- WHAT YOU WILL DO -
Word for word, copy all the data and drop the pictures.

:::

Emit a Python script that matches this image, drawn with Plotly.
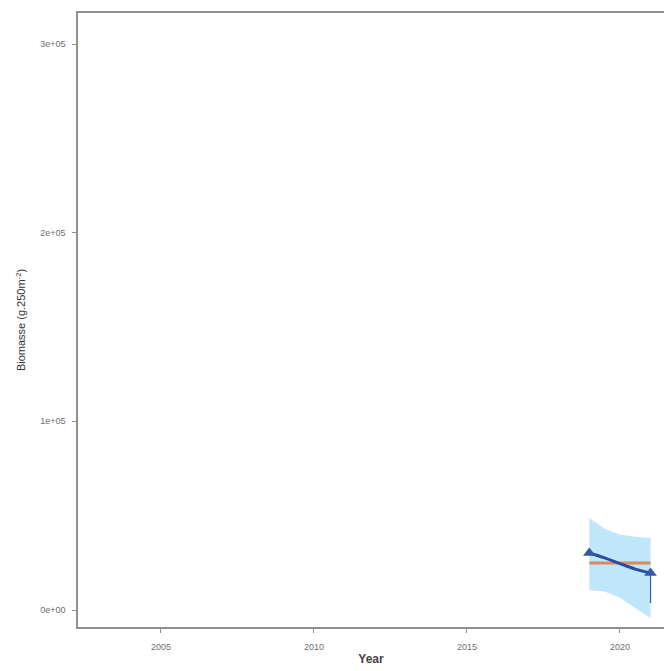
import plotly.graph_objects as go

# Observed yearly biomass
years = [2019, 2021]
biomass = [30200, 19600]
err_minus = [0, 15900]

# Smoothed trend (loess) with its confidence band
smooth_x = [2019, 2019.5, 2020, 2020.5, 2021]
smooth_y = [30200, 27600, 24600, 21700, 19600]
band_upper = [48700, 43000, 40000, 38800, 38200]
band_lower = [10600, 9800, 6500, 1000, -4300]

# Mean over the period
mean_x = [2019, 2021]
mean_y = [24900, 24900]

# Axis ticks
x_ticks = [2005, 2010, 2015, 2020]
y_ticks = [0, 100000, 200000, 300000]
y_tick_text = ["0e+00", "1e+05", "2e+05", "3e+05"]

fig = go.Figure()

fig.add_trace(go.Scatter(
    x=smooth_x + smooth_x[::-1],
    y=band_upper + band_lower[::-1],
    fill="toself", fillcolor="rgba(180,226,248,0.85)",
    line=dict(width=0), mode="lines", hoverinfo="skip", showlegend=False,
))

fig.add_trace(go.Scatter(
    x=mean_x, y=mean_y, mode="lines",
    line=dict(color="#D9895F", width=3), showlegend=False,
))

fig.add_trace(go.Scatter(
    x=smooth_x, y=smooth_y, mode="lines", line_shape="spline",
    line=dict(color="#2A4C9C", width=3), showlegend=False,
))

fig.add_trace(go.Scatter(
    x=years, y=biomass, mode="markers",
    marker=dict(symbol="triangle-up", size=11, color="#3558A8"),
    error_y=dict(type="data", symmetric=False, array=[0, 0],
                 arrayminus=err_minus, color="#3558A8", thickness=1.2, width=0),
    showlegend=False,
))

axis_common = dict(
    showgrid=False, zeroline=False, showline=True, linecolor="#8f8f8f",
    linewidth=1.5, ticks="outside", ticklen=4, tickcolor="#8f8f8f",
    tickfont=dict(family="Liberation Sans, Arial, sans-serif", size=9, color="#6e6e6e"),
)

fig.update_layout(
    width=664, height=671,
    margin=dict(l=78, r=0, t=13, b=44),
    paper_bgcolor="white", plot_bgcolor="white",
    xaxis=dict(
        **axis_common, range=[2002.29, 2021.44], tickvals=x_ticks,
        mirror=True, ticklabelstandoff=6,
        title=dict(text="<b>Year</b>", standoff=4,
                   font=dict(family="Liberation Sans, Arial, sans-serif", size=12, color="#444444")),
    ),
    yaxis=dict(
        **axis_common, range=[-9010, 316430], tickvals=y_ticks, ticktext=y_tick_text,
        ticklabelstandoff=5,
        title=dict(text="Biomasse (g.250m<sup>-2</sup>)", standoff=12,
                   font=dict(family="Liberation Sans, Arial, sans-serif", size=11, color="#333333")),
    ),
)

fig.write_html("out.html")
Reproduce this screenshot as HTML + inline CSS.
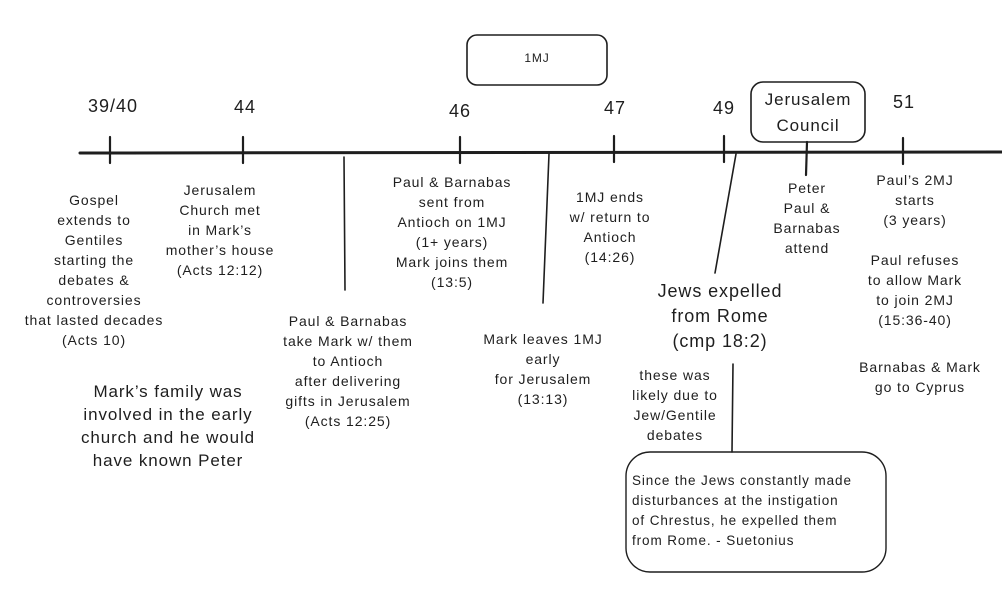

:::

- WORKED ANSWER -
Emit a Python script that matches this image, drawn with Plotly.
import plotly.graph_objects as go

# Observed yearly biomass
years = [2019, 2021]
biomass = [30200, 19600]
err_minus = [0, 15900]

# Smoothed trend (loess) with its confidence band
smooth_x = [2019, 2019.5, 2020, 2020.5, 2021]
smooth_y = [30200, 27600, 24600, 21700, 19600]
band_upper = [48700, 43000, 40000, 38800, 38200]
band_lower = [10600, 9800, 6500, 1000, -4300]

# Mean over the period
mean_x = [2019, 2021]
mean_y = [24900, 24900]

# Axis ticks
x_ticks = [2005, 2010, 2015, 2020]
y_ticks = [0, 100000, 200000, 300000]
y_tick_text = ["0e+00", "1e+05", "2e+05", "3e+05"]

fig = go.Figure()

fig.add_trace(go.Scatter(
    x=smooth_x + smooth_x[::-1],
    y=band_upper + band_lower[::-1],
    fill="toself", fillcolor="rgba(180,226,248,0.85)",
    line=dict(width=0), mode="lines", hoverinfo="skip", showlegend=False,
))

fig.add_trace(go.Scatter(
    x=mean_x, y=mean_y, mode="lines",
    line=dict(color="#D9895F", width=3), showlegend=False,
))

fig.add_trace(go.Scatter(
    x=smooth_x, y=smooth_y, mode="lines", line_shape="spline",
    line=dict(color="#2A4C9C", width=3), showlegend=False,
))

fig.add_trace(go.Scatter(
    x=years, y=biomass, mode="markers",
    marker=dict(symbol="triangle-up", size=11, color="#3558A8"),
    error_y=dict(type="data", symmetric=False, array=[0, 0],
                 arrayminus=err_minus, color="#3558A8", thickness=1.2, width=0),
    showlegend=False,
))

axis_common = dict(
    showgrid=False, zeroline=False, showline=True, linecolor="#8f8f8f",
    linewidth=1.5, ticks="outside", ticklen=4, tickcolor="#8f8f8f",
    tickfont=dict(family="Liberation Sans, Arial, sans-serif", size=9, color="#6e6e6e"),
)

fig.update_layout(
    width=664, height=671,
    margin=dict(l=78, r=0, t=13, b=44),
    paper_bgcolor="white", plot_bgcolor="white",
    xaxis=dict(
        **axis_common, range=[2002.29, 2021.44], tickvals=x_ticks,
        mirror=True, ticklabelstandoff=6,
        title=dict(text="<b>Year</b>", standoff=4,
                   font=dict(family="Liberation Sans, Arial, sans-serif", size=12, color="#444444")),
    ),
    yaxis=dict(
        **axis_common, range=[-9010, 316430], tickvals=y_ticks, ticktext=y_tick_text,
        ticklabelstandoff=5,
        title=dict(text="Biomasse (g.250m<sup>-2</sup>)", standoff=12,
                   font=dict(family="Liberation Sans, Arial, sans-serif", size=11, color="#333333")),
    ),
)

fig.write_html("out.html")
Reproduce this screenshot as HTML + inline CSS.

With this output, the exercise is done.